My mother calls me over to the hallway to see a couple pieces which turn out to not be in a hallway at all but a dead-ended narrow nook where more art resides. She has taken to an acrylic piece by Gail Peter Borden and its clean, resin shellac and a cut paper piece on the back wall. There's no tag to be found for it but I learn later that it's called Interleave and made of paper, wood and Plexiglas by sculptural artist Jessica Drenk who also has a driftwood-like item made of pencils on a podium in the gallery with Wilburn's work. I finally wander over to the far left gallery space to see Andrea's work. After lamenting my iPhone's loud shutter sounds while still not knowing how to mute it, I tuck it back away under a postcard that I pick up. There's nothing against taking photos of the work in galleries but, it's just one of things that, like taking photos of your food in public, makes you feel all touristy, like you'll be judged for not just living in the moment. I, however, am here for the specific purpose of this blog post and visiting a gallery I hadn't been to yet, so I try to remind myself it's high time I get over that shame.
Andrea's work is...brighter than expected. My mother calls it garish and seems to think it is too haphazard. Personally, I feel it is trying too hard to be Rauschenberg, or just Texan in general. Robert Rauschenberg is of course the beloved Texas-born artist famous for his ground-breaking mixed media painting and sculpture "combines" incorporating found objects. Not too long ago, I visited a wonderful show at the Cleveland Museum of Art exhibiting his work alongside Rachel Harrison's and, for better or worse, was hoping for something to the same effect. According to the gallery's description, Andrea's work in the show was created in response to experiences during her residency in Marfa, a tiny Texas town famed for its unusually high art content including two museums dedicated to serving the ideals of Donald Judd. This, however, felt a tad inauthentic. With the knowledge that the artist is LA-based, even with her being from Arizona, it feels like a girl who traveled abroad and returned naively behaving as if she lived there for years. The colors and textures are overwhelming and I find myself looking at her piece with a cowboy hat hanging on a lasso connected to a painting and envisioning her painting the blue brush strokes on the hat and stepping back and wondering what else she can add to make it work. I do think the work that follows this will be even better. If this work was created during a residency, it will be the work that follows, once she has had more time to absorb her takeways that will be all the more successful. I think actually just dunking the hat in paint or scraping away some of the layers of paint beyond the cliched rip or cut into the painting would exhibit a higher level of self-assuredness and intent. For now, I think she's still figuring things out but, I will be eager to see what she comes up with in the future.
Leaving the gallery, I notice a building with the acronym DAG on it, Dallas Auction Gallery.
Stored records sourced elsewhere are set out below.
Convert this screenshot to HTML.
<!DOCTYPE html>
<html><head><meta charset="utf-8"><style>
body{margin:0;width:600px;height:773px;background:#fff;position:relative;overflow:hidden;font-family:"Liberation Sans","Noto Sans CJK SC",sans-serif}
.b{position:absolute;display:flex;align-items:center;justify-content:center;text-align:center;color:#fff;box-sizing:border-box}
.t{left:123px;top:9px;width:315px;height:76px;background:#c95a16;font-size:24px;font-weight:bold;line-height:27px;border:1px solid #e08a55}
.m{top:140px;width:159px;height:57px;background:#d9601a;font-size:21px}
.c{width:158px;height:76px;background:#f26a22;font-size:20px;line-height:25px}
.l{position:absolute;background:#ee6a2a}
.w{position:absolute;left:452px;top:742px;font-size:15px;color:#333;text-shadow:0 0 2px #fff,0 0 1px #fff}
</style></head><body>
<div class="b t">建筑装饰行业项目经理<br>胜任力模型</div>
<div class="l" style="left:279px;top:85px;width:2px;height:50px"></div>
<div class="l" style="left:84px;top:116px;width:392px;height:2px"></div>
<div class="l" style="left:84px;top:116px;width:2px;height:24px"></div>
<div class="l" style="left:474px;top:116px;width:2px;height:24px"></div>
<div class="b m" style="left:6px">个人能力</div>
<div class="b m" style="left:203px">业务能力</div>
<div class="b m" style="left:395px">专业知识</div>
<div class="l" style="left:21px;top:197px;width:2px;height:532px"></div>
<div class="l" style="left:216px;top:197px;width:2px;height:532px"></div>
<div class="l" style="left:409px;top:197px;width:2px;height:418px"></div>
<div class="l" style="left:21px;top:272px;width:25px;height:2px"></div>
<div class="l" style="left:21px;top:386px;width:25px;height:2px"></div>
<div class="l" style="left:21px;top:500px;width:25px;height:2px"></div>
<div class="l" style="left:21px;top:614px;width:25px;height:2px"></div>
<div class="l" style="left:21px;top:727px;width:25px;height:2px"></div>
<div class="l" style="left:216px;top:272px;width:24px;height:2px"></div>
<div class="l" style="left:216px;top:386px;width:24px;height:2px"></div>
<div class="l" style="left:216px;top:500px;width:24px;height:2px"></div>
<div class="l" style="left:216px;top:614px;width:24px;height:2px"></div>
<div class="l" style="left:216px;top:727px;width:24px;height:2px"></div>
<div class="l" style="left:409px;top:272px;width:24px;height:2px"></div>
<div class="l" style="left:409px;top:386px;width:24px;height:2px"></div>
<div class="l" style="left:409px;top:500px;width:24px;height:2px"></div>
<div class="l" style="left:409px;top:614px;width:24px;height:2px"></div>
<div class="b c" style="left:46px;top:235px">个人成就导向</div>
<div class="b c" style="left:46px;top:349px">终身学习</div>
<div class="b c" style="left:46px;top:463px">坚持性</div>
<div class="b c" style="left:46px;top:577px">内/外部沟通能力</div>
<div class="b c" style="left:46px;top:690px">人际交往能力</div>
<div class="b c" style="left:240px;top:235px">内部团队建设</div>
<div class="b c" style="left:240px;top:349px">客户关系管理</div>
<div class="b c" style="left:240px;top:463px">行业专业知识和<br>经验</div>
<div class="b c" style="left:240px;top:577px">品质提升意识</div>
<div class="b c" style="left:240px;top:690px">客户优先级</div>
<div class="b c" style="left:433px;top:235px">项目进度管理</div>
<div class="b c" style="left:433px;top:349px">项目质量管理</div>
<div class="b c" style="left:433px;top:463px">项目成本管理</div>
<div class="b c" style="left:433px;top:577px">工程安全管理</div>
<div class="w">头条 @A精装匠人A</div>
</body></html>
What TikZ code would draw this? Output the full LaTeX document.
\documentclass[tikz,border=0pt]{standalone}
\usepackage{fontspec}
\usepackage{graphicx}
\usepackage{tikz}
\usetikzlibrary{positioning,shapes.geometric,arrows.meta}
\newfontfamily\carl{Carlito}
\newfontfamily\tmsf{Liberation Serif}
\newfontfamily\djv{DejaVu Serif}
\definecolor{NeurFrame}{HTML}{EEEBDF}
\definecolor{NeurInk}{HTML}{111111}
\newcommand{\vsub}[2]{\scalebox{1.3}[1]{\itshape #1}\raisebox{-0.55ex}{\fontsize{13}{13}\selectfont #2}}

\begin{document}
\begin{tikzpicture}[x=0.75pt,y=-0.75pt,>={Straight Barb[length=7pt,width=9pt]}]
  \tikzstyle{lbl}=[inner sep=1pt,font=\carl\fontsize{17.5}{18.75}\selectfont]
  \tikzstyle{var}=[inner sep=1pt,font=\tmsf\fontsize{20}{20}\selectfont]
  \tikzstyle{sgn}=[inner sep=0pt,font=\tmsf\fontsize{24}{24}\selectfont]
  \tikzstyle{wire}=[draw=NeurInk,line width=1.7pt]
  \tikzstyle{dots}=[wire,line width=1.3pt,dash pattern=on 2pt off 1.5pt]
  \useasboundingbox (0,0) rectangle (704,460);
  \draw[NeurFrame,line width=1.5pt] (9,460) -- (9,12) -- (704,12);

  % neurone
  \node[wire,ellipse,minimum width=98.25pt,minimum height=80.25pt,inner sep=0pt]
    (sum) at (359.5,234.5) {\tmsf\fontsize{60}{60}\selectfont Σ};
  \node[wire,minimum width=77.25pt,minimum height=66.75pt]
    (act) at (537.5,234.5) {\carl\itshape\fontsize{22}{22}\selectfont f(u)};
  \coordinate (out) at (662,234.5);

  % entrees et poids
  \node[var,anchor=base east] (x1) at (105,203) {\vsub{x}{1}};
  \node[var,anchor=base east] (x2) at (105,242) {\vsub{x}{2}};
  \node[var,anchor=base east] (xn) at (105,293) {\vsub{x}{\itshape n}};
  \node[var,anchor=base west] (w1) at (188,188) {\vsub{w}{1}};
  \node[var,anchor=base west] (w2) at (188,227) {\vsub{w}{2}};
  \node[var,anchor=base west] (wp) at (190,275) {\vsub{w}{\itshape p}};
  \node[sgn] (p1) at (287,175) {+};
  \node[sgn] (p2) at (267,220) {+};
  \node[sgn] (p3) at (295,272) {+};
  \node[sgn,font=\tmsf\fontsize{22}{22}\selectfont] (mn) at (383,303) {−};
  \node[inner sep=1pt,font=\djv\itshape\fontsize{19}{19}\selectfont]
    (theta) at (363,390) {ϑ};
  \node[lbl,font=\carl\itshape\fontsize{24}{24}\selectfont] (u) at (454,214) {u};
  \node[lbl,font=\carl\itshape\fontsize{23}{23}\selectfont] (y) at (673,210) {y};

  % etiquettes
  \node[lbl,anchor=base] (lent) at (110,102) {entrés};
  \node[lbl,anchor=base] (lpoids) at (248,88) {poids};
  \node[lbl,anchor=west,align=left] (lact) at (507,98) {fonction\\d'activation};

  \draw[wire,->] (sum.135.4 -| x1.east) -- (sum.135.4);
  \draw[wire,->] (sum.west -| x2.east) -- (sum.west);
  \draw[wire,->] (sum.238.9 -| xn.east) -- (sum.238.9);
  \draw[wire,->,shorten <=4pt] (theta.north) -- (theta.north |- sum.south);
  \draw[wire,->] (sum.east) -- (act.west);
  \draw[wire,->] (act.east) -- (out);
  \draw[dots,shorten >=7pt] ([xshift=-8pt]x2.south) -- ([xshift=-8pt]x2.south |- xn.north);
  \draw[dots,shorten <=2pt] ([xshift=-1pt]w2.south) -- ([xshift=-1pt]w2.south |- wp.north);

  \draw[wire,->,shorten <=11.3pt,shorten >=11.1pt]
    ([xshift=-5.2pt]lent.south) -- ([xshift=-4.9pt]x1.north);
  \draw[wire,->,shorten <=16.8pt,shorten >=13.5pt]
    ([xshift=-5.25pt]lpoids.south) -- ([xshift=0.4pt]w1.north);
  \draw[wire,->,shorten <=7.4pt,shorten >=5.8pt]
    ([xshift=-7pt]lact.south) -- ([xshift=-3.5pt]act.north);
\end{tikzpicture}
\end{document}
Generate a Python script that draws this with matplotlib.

Another place I'll have to come back to, I think to myself. While I hadn't been able to tell what neighborhood we were in on the way there, within a few minutes I realize we are by Oak Lawn. We pass several furniture galleries and carpet stores unique to the Design District and pass Market Center and Turtle Creek before my mother announces she's lost. While the Arts District is a place to appreciate the arts, both performing and visual, the Design District is a place that services them, mainly interior designers, with all their framing, furnishing or upholstery needs. It's a place to buy things and get things done. Businessmen now stand on medians and sidewalks waiting to cross the street and get to their cars. Suddenly, my mother sees a place called Rodeo Goat, exclaims in joy, and whips the car around. While we'd been on the lookout for a Cafe Express she explains she'd heard about this place and written it down. She hadn't been able to find it another time so it was lucky that we happened upon it now. "Sorry Taylor," she says, "maybe they'll have veggie burgers." I brace myself for a dinner made up of side dishes.
We walk through a cold, dimly lit, country music playing restaurant and quickly notice the back patio and take our menus out. Even outside they have fans blasting though. I understand it's Texas, but come on y'all, it's November. There's no need for fans in 60 degree weather. The place is nice though. Somehow we went from being in a city to overlooking a long, green pasture. It's like having a picnic by a bayou. Surprisingly, the menu has lots of substitute options too. Beef patties can be swapped out for turkey, chicken, veggie or quinoa. My mother gets the Sugar Burger and a Tecate beer with lime while I get the Mother Blues with a veggie patty and a salted caramel pretzel milkshake. My mother tells the waitress our order while I step away to answer a phone call then runs to the car to get her blue jean jacket. We joke about who should get the privilege of wearing the jacket as we're both still chilly, and our burgers arrive. Honestly, delicious. We both have to hold back from eating them too quickly. I am exceptionally pleased with the amount of blue cheese on my burger. Usually people like to skimp on that but, this was perfect amount of blue cheese tang with sweet caramelized onions and cool coleslaw crunch. I go back inside to order fries to sop up some of the burger spillage that escaped my bun. The sun slowly sets in the distance and Johnny Cash plays followed shortly by the song Buffalo Soldier. My mother is honestly lamenting having consumed her burger so soon it was that good. It's not that we ate very fast at all but, with fries sold separately, the burgers got polished off within a few minutes. I believe hers had grilled peaches and bacon on it. The fries arrive during my last couple bites, and, alas, I accept that I am full beyond belief. The milkshake was good, maybe a little lacking just because if I hadn't known I might have just thought it was a vanilla milkshake. There was a little bit of caramel taste and something soggy every now and then that I am guessing was the pretzel but, overall, I got so full and dairy-ed out I didn't finish it.
On the way home, we pass Medieval Times and that place modeled after the London Crystal Palace and hit traffic. My mother is still riding the high of her burger discovery though. "That was a hit! A slam!"